Speaking in a near-whisper, Takeuchi leaned forward and made a confession: His father thought he was too passive to be a good journalist.

But the taxi driver's son had other ideas. He'd read about the exploits of Bob Woodward and Carl Bernstein, two American reporters who brought down a president, and wanted to bring the same willful verve to Japanese journalism — in his own quiet way.

At 22, Takeuchi joined the Ishinomaki Hibi Shimbun as a cub reporter. Since then, he has worked every position at the paper, following a simple credo: To better serve readers, journalists must get out on the street and ask hard questions, not just sit in the office and rewrite press releases.

"Reporters," the 53-year-old said, "must move their feet."

When he first started in the small, second-floor newsroom, he worked the police beat and soon noticed a disturbing trend: Without their own fully equipped hospital, residents were forced to take an ambulance to the nearest city, an hour away. Takeuchi spent a week with an ambulance crew for a story about a woman rendered brain dead because doctors did not treat her in time. The piece persuaded local government officials to build a top-notch medical facility.

On March 11, the paper once again provided a public safety net. At 2:46 p.m., just after the day's edition had gone to print, Takeuchi's newsroom began to violently shake. Within minutes, he dispatched staffers into the community. One reporter was washed away with his car, but survived. Takeuchi didn't hear from another for more than a week.

He surveyed his workplace. The paper had been ushered back into the journalistic Stone Age. "Right away," he recalled, "we knew we were in trouble."

He huddled with the newspaper's publisher, Koichi Omi, and talked about how after World War II, the paper's reporters had secretly written stories by hand to bypass government censorship. "Readers needed us," Omi said, "so we decided to publish with our own hands."

The paper soon forged a disaster routine. Three staffers were assigned to evacuation centers. Before noon, another ventured on foot to collect their handwritten dispatches.

Yokoi Yasuhiko, 33, waded into murky floodwaters that reached his neck. "I couldn't see my feet.

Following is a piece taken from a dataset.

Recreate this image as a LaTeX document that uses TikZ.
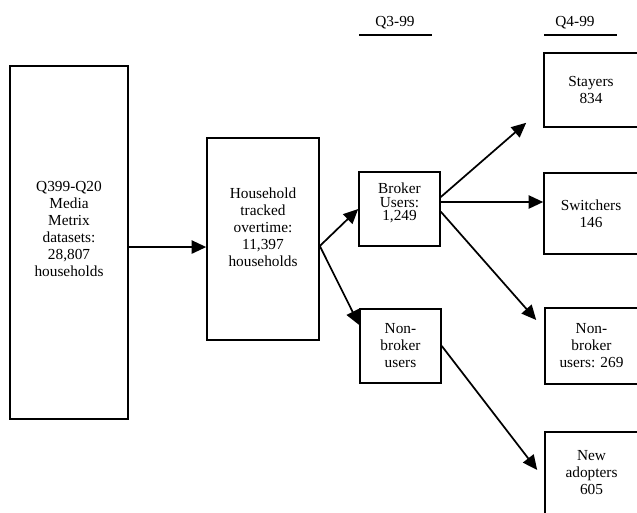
\documentclass[tikz,border=0pt]{standalone}
\usepackage{fontspec}
\setmainfont{Liberation Serif}
\usetikzlibrary{arrows.meta}
\tikzset{
    flowbox/.style = {draw=black, line width=1.2pt, align=center, inner sep=2pt, font=\fontsize{11.5}{12.75}\selectfont},
    flowarrow/.style = {-{Triangle[length=11pt,width=10pt]}, line width=1.3pt},
    header/.style = {font=\fontsize{11.5}{12.75}\selectfont}
}

\begin{document}
\begin{tikzpicture}[x=0.75pt, y=-0.75pt]
    \useasboundingbox (0,0) rectangle (637,512);
    \clip (0,0) rectangle (637,512);
    % quarter headings
    \node [header] (q3) at (395,23) {Q3-99};
    \node [header] (q4) at (575,23) {Q4-99};
    \draw [line width=1.2pt] (359,35) -- (432,35);
    \draw [line width=1.2pt] (544,35) -- (617,35);

    \node [flowbox, minimum width=88.5pt, minimum height=264.75pt] (data) at (69,242.5)
        {Q399-Q20\\ Media\\ Metrix\\ datasets:\\ 28,807\\ households\rule[-21pt]{0pt}{0pt}};
    \node [flowbox, minimum width=84pt, minimum height=151.5pt] (tracked) at (263,239)
        {Household\\ tracked\\ overtime:\\ 11,397\\ households\rule[-18pt]{0pt}{0pt}};
    \node [flowbox, font=\fontsize{11.5}{10}\selectfont, minimum width=60.75pt, minimum height=55.5pt] (broker) at (399.5,209)
        {Broker\\ Users:\\ 1,249\rule[-10.5pt]{0pt}{0pt}};
    \node [flowbox, minimum width=60.75pt, minimum height=55.5pt] (nonbroker) at (400.5,346)
        {Non-\\ broker\\ users};
    \node [flowbox, minimum width=70.5pt, minimum height=55.5pt] (stayers) at (591,90)
        {Stayers\\ 834};
    \node [flowbox, minimum width=70.5pt, minimum height=60.75pt] (switchers) at (591,213.5)
        {Switchers\\ 146};
    \node [flowbox, minimum width=69.75pt, minimum height=57pt] (nonbrokerq4) at (591.5,346)
        {Non-\\ broker\\ users: 269};
    \node [flowbox, minimum width=69.75pt, minimum height=61.5pt] (newadopters) at (591.5,473)
        {New\\ adopters\\ 605};

    \draw [flowarrow] ([yshift=-3.4pt]data.east) -- ([yshift=-3.4pt]data.east -| tracked.west);
    \coordinate (fork) at ([yshift=-5.25pt]tracked.east);
    \draw [flowarrow] (fork) -- (broker.west);
    \draw [flowarrow] (fork) -- ([yshift=15.75pt]nonbroker.west);
    \draw [flowarrow] ([yshift=9pt]broker.east) -- ([xshift=-12.75pt,yshift=3.75pt]stayers.south west);
    \draw [flowarrow] ([yshift=5.25pt]broker.east) -- ([yshift=5.25pt]broker.east -| switchers.west);
    \draw [flowarrow] ([yshift=-2pt]broker.east) -- ([xshift=-6pt,yshift=19.5pt]nonbrokerq4.west);
    \draw [flowarrow] (nonbroker.east) -- ([xshift=-5.25pt,yshift=2.25pt]newadopters.west);
\end{tikzpicture}
\end{document}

I didn't know where to step," he recalled. "All I could think about was that I didn't want to allow those notes to get wet. So I held them high over my head. And I went very slowly."

Back at the office, Takeuchi compiled the reporter notes and dictated the day's stories as Omi hand-printed the first of six copies on sheets of poster-sized paper. "I had the best handwriting," he said. The rest were done by other staffers.

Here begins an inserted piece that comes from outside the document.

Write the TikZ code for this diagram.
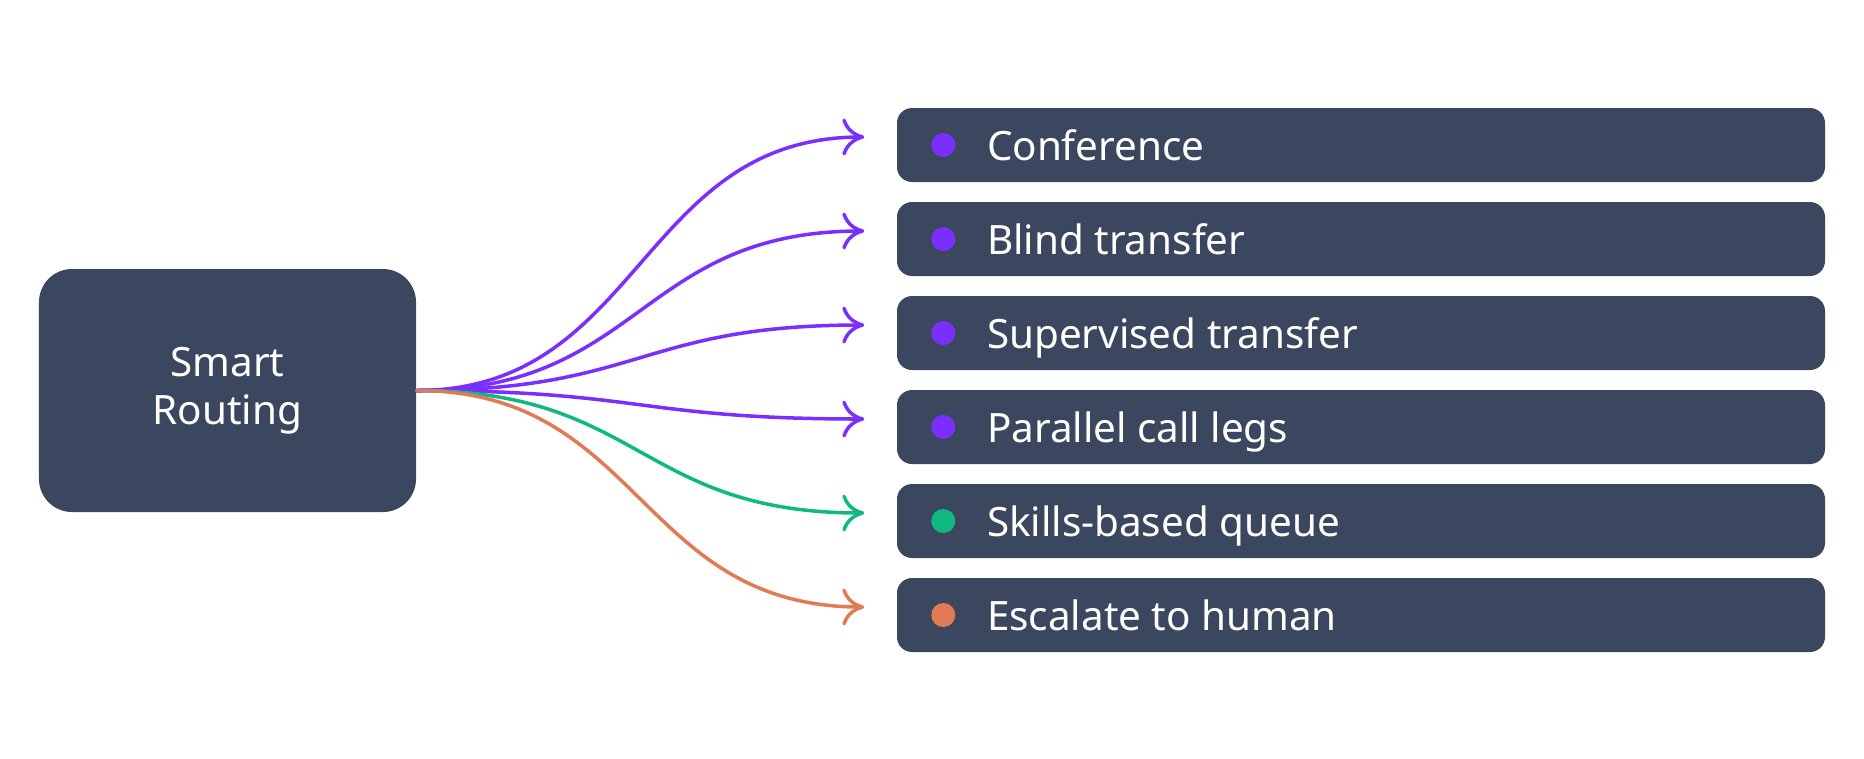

In the end, their voice was heard within their own community and across the world — even in the U.S. city where Takeuchi's heroes Woodward and Bernstein made their own journalistic mark.

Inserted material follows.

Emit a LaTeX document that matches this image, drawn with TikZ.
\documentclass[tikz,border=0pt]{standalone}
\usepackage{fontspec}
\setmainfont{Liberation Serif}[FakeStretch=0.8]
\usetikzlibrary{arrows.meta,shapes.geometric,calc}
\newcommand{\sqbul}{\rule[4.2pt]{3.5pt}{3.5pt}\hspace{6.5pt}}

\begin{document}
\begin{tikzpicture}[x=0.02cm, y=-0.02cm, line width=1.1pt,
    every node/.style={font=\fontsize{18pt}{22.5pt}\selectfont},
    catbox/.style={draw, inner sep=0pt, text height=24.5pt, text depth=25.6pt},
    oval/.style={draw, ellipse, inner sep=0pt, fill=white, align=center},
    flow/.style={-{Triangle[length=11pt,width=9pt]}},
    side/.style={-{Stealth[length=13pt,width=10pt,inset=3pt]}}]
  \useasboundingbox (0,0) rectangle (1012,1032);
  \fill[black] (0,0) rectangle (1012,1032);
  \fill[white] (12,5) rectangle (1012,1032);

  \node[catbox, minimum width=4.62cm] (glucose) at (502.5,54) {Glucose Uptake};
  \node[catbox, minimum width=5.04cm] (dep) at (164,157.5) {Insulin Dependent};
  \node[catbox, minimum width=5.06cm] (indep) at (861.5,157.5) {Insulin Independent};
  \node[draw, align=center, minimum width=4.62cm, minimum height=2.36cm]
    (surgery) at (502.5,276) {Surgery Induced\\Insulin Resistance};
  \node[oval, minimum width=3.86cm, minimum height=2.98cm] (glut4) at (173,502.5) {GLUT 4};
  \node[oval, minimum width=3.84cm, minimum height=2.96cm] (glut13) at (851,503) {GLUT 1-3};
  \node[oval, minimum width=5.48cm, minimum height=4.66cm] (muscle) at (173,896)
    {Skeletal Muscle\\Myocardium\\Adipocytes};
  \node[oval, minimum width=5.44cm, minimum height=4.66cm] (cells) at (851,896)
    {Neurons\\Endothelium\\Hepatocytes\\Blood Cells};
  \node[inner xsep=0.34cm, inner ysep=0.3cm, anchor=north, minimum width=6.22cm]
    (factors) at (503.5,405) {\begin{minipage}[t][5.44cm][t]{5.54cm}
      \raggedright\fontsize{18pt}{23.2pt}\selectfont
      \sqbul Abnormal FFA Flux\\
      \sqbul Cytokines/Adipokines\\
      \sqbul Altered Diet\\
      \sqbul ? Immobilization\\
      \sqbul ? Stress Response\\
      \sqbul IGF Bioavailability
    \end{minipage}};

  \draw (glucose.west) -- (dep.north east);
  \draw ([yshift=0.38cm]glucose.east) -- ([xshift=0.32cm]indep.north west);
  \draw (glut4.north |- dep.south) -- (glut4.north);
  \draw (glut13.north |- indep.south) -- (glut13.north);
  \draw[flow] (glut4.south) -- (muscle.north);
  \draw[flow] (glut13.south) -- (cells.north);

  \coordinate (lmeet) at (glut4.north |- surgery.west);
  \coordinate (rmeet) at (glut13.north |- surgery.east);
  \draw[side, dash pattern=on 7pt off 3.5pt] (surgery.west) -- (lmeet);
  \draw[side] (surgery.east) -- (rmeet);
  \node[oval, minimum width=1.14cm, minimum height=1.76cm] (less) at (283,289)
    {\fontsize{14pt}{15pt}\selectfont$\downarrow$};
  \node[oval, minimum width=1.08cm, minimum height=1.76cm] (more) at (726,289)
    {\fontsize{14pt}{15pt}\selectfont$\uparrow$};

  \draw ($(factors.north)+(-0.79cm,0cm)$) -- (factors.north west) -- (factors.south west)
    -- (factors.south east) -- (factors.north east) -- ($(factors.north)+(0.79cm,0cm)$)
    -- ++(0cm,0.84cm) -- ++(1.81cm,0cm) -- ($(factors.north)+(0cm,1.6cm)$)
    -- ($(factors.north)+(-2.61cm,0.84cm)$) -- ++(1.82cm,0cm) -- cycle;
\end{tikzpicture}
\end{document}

The Newseum journalism museum in Washington acquired six original quake-era copies of the paper for its permanent collection, likening the accomplishment to such historic publishing feats as when a newsprint-deprived Civil War-era newspaper in Vicksburg, Miss., printed on wallpaper.

"Without the benefit of any of the 21st century conveniences or technological advancements, and in the face of significant personal hardships, these journalists were distinctly committed to providing their community with critical information, and they used simple pen and paper to do it," wrote Carrie Christofferson, curator of Newseum collections.

Back to normal press runs, the staff isn't resting on its laurels: Thousands of residents have been confirmed dead, including many of the newspaper's readers.

Takeuchi is baffled by the accolades, saying, "I thought this is what newspapers are supposed to do."